Legionella feeleii

Scientific classification
- Domain: Bacteria
- Kingdom: Pseudomonadati
- Phylum: Pseudomonadota
- Class: Gammaproteobacteria
- Order: Legionellales
- Family: Legionellaceae
- Genus: Legionella
- Species: L. feeleii
- Binomial name: Legionella feeleii Herwaldt et al. 1984
- Type strain: ATCC 35072, CCUG 16417, CIP 103877, DSM 17645, Goorman WO-44C, NCTC 12022, WO-44C

= Legionella feeleii =

- Genus: Legionella
- Species: feeleii
- Authority: Herwaldt et al. 1984

Species of bacterium

Legionella feeleii is a Gram-negative, rod-shaped bacterium from the genus Legionella which was isolated from an automobile plant and which was held responsible for causing Pontiac fever in 317 workers.
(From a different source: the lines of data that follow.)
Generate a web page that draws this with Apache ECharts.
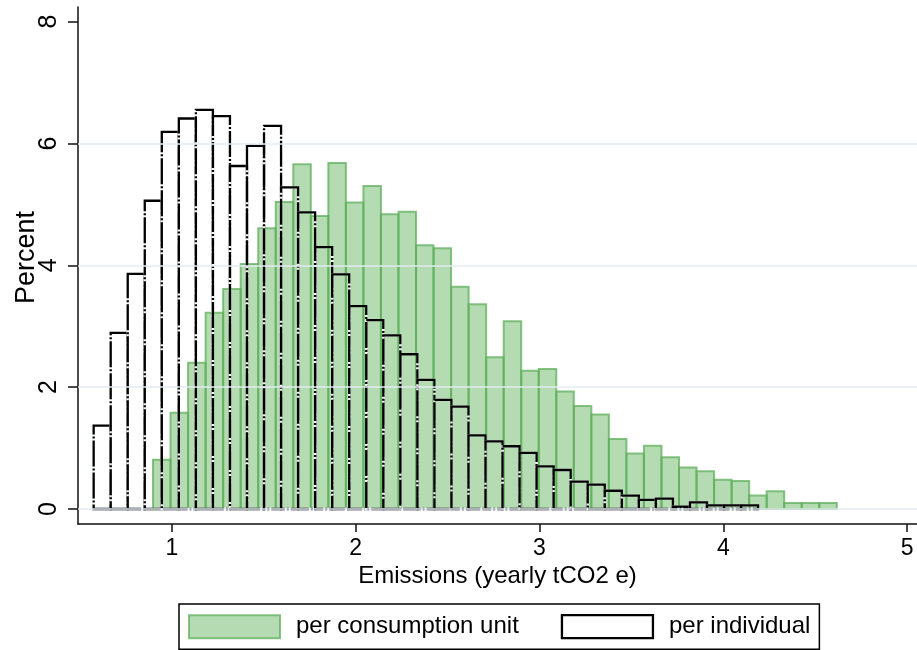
<!DOCTYPE html>
<html>
<head>
<meta charset="utf-8">
<script src="https://cdn.jsdelivr.net/npm/echarts@6/dist/echarts.min.js"></script>
<style>
html,body{margin:0;padding:0;background:#fff;}
#chart{width:917px;height:650px;}
</style>
</head>
<body>
<div id="chart"></div>
<script>
// Histogram of yearly emissions: first bin edge, bin width and percent in each bin
const consumptionBinStart = 0.897;
const consumptionBinWidth = 0.0954;
const consumptionPercent = [0.81, 1.58, 2.40, 3.22, 3.61, 4.02, 4.61, 5.04, 5.66, 4.81,
  5.68, 5.03, 5.30, 4.84, 4.88, 4.33, 4.28, 3.65, 3.36, 2.49,
  3.08, 2.27, 2.30, 1.93, 1.69, 1.55, 1.15, 0.91, 1.04, 0.85,
  0.68, 0.62, 0.48, 0.46, 0.22, 0.29, 0.10, 0.10, 0.10];

const individualBinStart = 0.574;
const individualBinWidth = 0.0927;
const individualPercent = [1.37, 2.89, 3.86, 5.06, 6.19, 6.41, 6.55, 6.45, 5.63, 5.96,
  6.29, 5.28, 4.87, 4.30, 3.85, 3.33, 3.10, 2.85, 2.54, 2.12,
  1.79, 1.68, 1.21, 1.11, 1.03, 0.92, 0.70, 0.64, 0.45, 0.40,
  0.30, 0.22, 0.15, 0.17, 0.04, 0.11, 0.06, 0.06, 0.06];

const seriesNames = ['per consumption unit', 'per individual'];
const xTicks = [1, 2, 3, 4, 5];
const yTicks = [0, 2, 4, 6, 8];
const yGridLines = [0, 2, 4, 6];

const FONT = '"Liberation Sans", Arial, Helvetica, sans-serif';
const GREEN_FILL = 'rgba(100, 180, 95, 0.48)';
const GREEN_EDGE = 'rgba(95, 175, 92, 0.75)';

function toBins(start, width, values) {
  return values.map((v, i) => [start + i * width, start + (i + 1) * width, v]);
}

function binRect(api) {
  const top = api.coord([api.value(0), api.value(2)]);
  const bottom = api.coord([api.value(1), 0]);
  return { x: top[0], y: top[1], width: bottom[0] - top[0], height: bottom[1] - top[1] };
}

function renderFilled(params, api) {
  return {
    type: 'rect',
    shape: binRect(api),
    style: { fill: GREEN_FILL, stroke: GREEN_EDGE, lineWidth: 2 }
  };
}

// Outline bars: a pale stroke underneath so the gaps of the dashed black edge read as light
function renderOutline(params, api) {
  const shape = binRect(api);
  return {
    type: 'group',
    children: [
      { type: 'rect', shape: shape, style: { fill: 'none', stroke: '#f2f6f7', lineWidth: 2.3 } },
      { type: 'rect', shape: shape, style: { fill: 'none', stroke: '#000', lineWidth: 2.3, lineDash: [26, 2, 2, 2] } }
    ]
  };
}

const chart = echarts.init(document.getElementById('chart'), null, { renderer: 'canvas' });

chart.setOption({
  animation: false,
  backgroundColor: '#fff',
  textStyle: { fontFamily: FONT },
  grid: { left: 78, right: 0, top: 7, bottom: 126, containLabel: false, outerBoundsMode: 'none' },
  xAxis: {
    type: 'value',
    min: 0.4888,
    max: 5.054,
    name: 'Emissions (yearly tCO2 e)',
    nameLocation: 'middle',
    nameGap: 40,
    nameMoveOverlap: false,
    nameTextStyle: { fontFamily: FONT, fontSize: 24, color: '#000' },
    axisLine: { onZero: false, lineStyle: { color: '#111', width: 1.5 } },
    axisTick: { customValues: xTicks, length: 8, lineStyle: { color: '#111', width: 1.5 } },
    axisLabel: { customValues: xTicks, fontFamily: FONT, fontSize: 23, color: '#000', margin: 13 },
    splitLine: { show: false }
  },
  yAxis: {
    type: 'value',
    min: -0.246,
    max: 8.24,
    name: 'Percent',
    nameLocation: 'middle',
    nameGap: 38,
    nameRotate: 90,
    nameMoveOverlap: false,
    nameTextStyle: { fontFamily: FONT, fontSize: 27, color: '#000', padding: [0, 0, 0, 16] },
    axisLine: { onZero: false, lineStyle: { color: '#111', width: 1.5 } },
    axisTick: { customValues: yTicks, length: 10, lineStyle: { color: '#111', width: 1.5 } },
    axisLabel: { customValues: yTicks, rotate: 90, fontFamily: FONT, fontSize: 25, color: '#000', margin: 16 },
    splitLine: { show: false }
  },
  legend: {
    left: 179,
    top: 604,
    padding: [10, 9, 10, 9],
    itemWidth: 91,
    itemHeight: 23,
    itemGap: 42,
    icon: 'rect',
    borderColor: '#000',
    borderWidth: 1.5,
    selectedMode: false,
    textStyle: { fontFamily: FONT, fontSize: 24, color: '#000', padding: [0, 0, 0, 11] },
    data: [
      { name: seriesNames[0], itemStyle: { color: GREEN_FILL, borderColor: GREEN_EDGE, borderWidth: 2 } },
      { name: seriesNames[1], itemStyle: { color: '#fff', borderColor: '#000', borderWidth: 2.3 } }
    ]
  },
  series: [
    {
      name: 'grid',
      type: 'line',
      data: [],
      z: 1,
      silent: true,
      markLine: {
        silent: true,
        symbol: 'none',
        label: { show: false },
        lineStyle: { color: '#e3ebf0', width: 1.5, type: 'solid' },
        data: yGridLines.map(v => ({ yAxis: v }))
      }
    },
    {
      name: seriesNames[0],
      type: 'custom',
      z: 2,
      renderItem: renderFilled,
      encode: { x: [0, 1], y: 2 },
      data: toBins(consumptionBinStart, consumptionBinWidth, consumptionPercent)
    },
    {
      name: seriesNames[1],
      type: 'custom',
      z: 3,
      renderItem: renderOutline,
      encode: { x: [0, 1], y: 2 },
      data: toBins(individualBinStart, individualBinWidth, individualPercent)
    }
  ]
});
</script>
</body>
</html>
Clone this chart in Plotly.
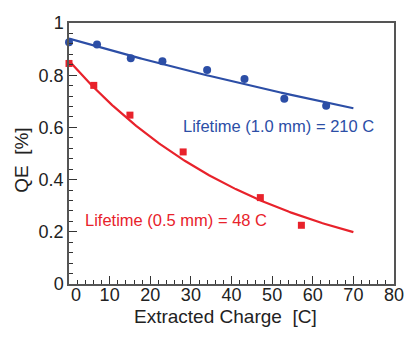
import numpy as np
import plotly.graph_objects as go

# measured QE vs extracted charge
charge_10mm = [0.0, 6.9, 15.2, 23.0, 34.0, 43.2, 53.0, 63.3]
qe_10mm = [0.926, 0.918, 0.865, 0.853, 0.820, 0.785, 0.710, 0.683]

charge_05mm = [0.0, 6.1, 15.0, 28.1, 47.1, 57.2]
qe_05mm = [0.845, 0.761, 0.647, 0.506, 0.331, 0.225]

# exponential fits: QE = amp * exp(-Q / lifetime)
fit_amp_10mm, lifetime_10mm = 0.940, 210.0
fit_amp_05mm, lifetime_05mm = 0.855, 48.0
fit_range = (0.0, 70.0)

x_tick_vals = [0, 10, 20, 30, 40, 50, 60, 70, 80]
x_tick_text = ["", "10", "20", "30", "40", "50", "60", "70", "80"]
y_tick_vals = [0, 0.2, 0.4, 0.6, 0.8, 1]
y_tick_text = ["0", "0.2", "0.4", "0.6", "0.8", "1"]

BLUE = "#2c4ea6"
RED = "#e8222b"
TXT = "#222"
FONT = "Liberation Sans, Arial, sans-serif"

q_fit = np.linspace(fit_range[0], fit_range[1], 200)

fig = go.Figure()

fig.add_trace(go.Scatter(
    x=q_fit, y=fit_amp_10mm * np.exp(-q_fit / lifetime_10mm),
    mode="lines", line=dict(color=BLUE, width=2.2), cliponaxis=False
))
fig.add_trace(go.Scatter(
    x=q_fit, y=fit_amp_05mm * np.exp(-q_fit / lifetime_05mm),
    mode="lines", line=dict(color=RED, width=2.2), cliponaxis=False
))
fig.add_trace(go.Scatter(
    x=charge_10mm, y=qe_10mm, mode="markers",
    marker=dict(symbol="circle", size=8, color=BLUE), cliponaxis=False
))
fig.add_trace(go.Scatter(
    x=charge_05mm, y=qe_05mm, mode="markers",
    marker=dict(symbol="square", size=7, color=RED), cliponaxis=False
))

# fit labels
fig.add_annotation(x=27.6, y=0.605, xref="x", yref="y", xanchor="left",
                   text="Lifetime (1.0 mm) = 210 C", showarrow=False,
                   font=dict(family=FONT, size=16.5, color=BLUE))
fig.add_annotation(x=3.5, y=0.245, xref="x", yref="y", xanchor="left",
                   text="Lifetime (0.5 mm) = 48 C", showarrow=False,
                   font=dict(family=FONT, size=16.5, color=RED))

# the "0" label on the charge axis sits a little right of the axis origin
fig.add_annotation(x=0, y=0, xref="x", yref="y", xshift=7, yshift=-11,
                   xanchor="center", yanchor="middle",
                   text="0", showarrow=False,
                   font=dict(family=FONT, size=18, color=TXT))

# axis titles (offsets in pixels from the plot area)
fig.add_annotation(x=0.4815, y=0, xref="paper", yref="paper", yshift=-32,
                   xanchor="center", yanchor="middle",
                   text="Extracted Charge  [C]", showarrow=False,
                   font=dict(family=FONT, size=19, color=TXT))
fig.add_annotation(x=0, y=0.472, xref="paper", yref="paper", xshift=-47,
                   xanchor="center", yanchor="middle",
                   text="QE  [%]", textangle=-90, showarrow=False,
                   font=dict(family=FONT, size=19, color=TXT))

axis_common = dict(
    showgrid=False, zeroline=False, showline=True, linecolor="#555",
    linewidth=1.5, mirror=True, ticks="inside", tickcolor="#333",
    tickwidth=1, ticklen=8, automargin=False,
    tickfont=dict(family=FONT, size=18, color=TXT),
)

fig.update_xaxes(
    range=[0, 80], tickvals=x_tick_vals, ticktext=x_tick_text,
    ticklabelstandoff=-6,
    minor=dict(dtick=2, ticks="inside", ticklen=4, tickcolor="#333", tickwidth=1),
    **axis_common
)
fig.update_yaxes(
    range=[0, 1], tickvals=y_tick_vals, ticktext=y_tick_text,
    minor=dict(dtick=0.04, ticks="inside", ticklen=4, tickcolor="#333", tickwidth=1),
    **axis_common
)

# the page body adds an 8 px offset, so the figure is 8 px smaller each way
fig.update_layout(
    width=407, height=333,
    margin=dict(l=61, r=21, t=15, b=57),
    plot_bgcolor="white", paper_bgcolor="white",
    showlegend=False,
)

fig.write_html("out.html")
The organism did not grow on blood agar, required L-cysteine, and showed significant quantities of branched-chain fatty acids. More recently, an unusual, extrapulmonary case was described in a 66-year-old woman admitted to Hopital Nord, Marseille, France because of a complicated cellulitis and an abscess on her right leg following a suspected insect or spider bite.

In 2024 a few dozens people have been infected by Legionella feeleii during a music party/live dj set in Bologna, Italy in a building that was filled with water vapor for the purposes of the party itself. According to different sources from around 60 to more than 100 people had the typical Pontiac Fever symptoms'.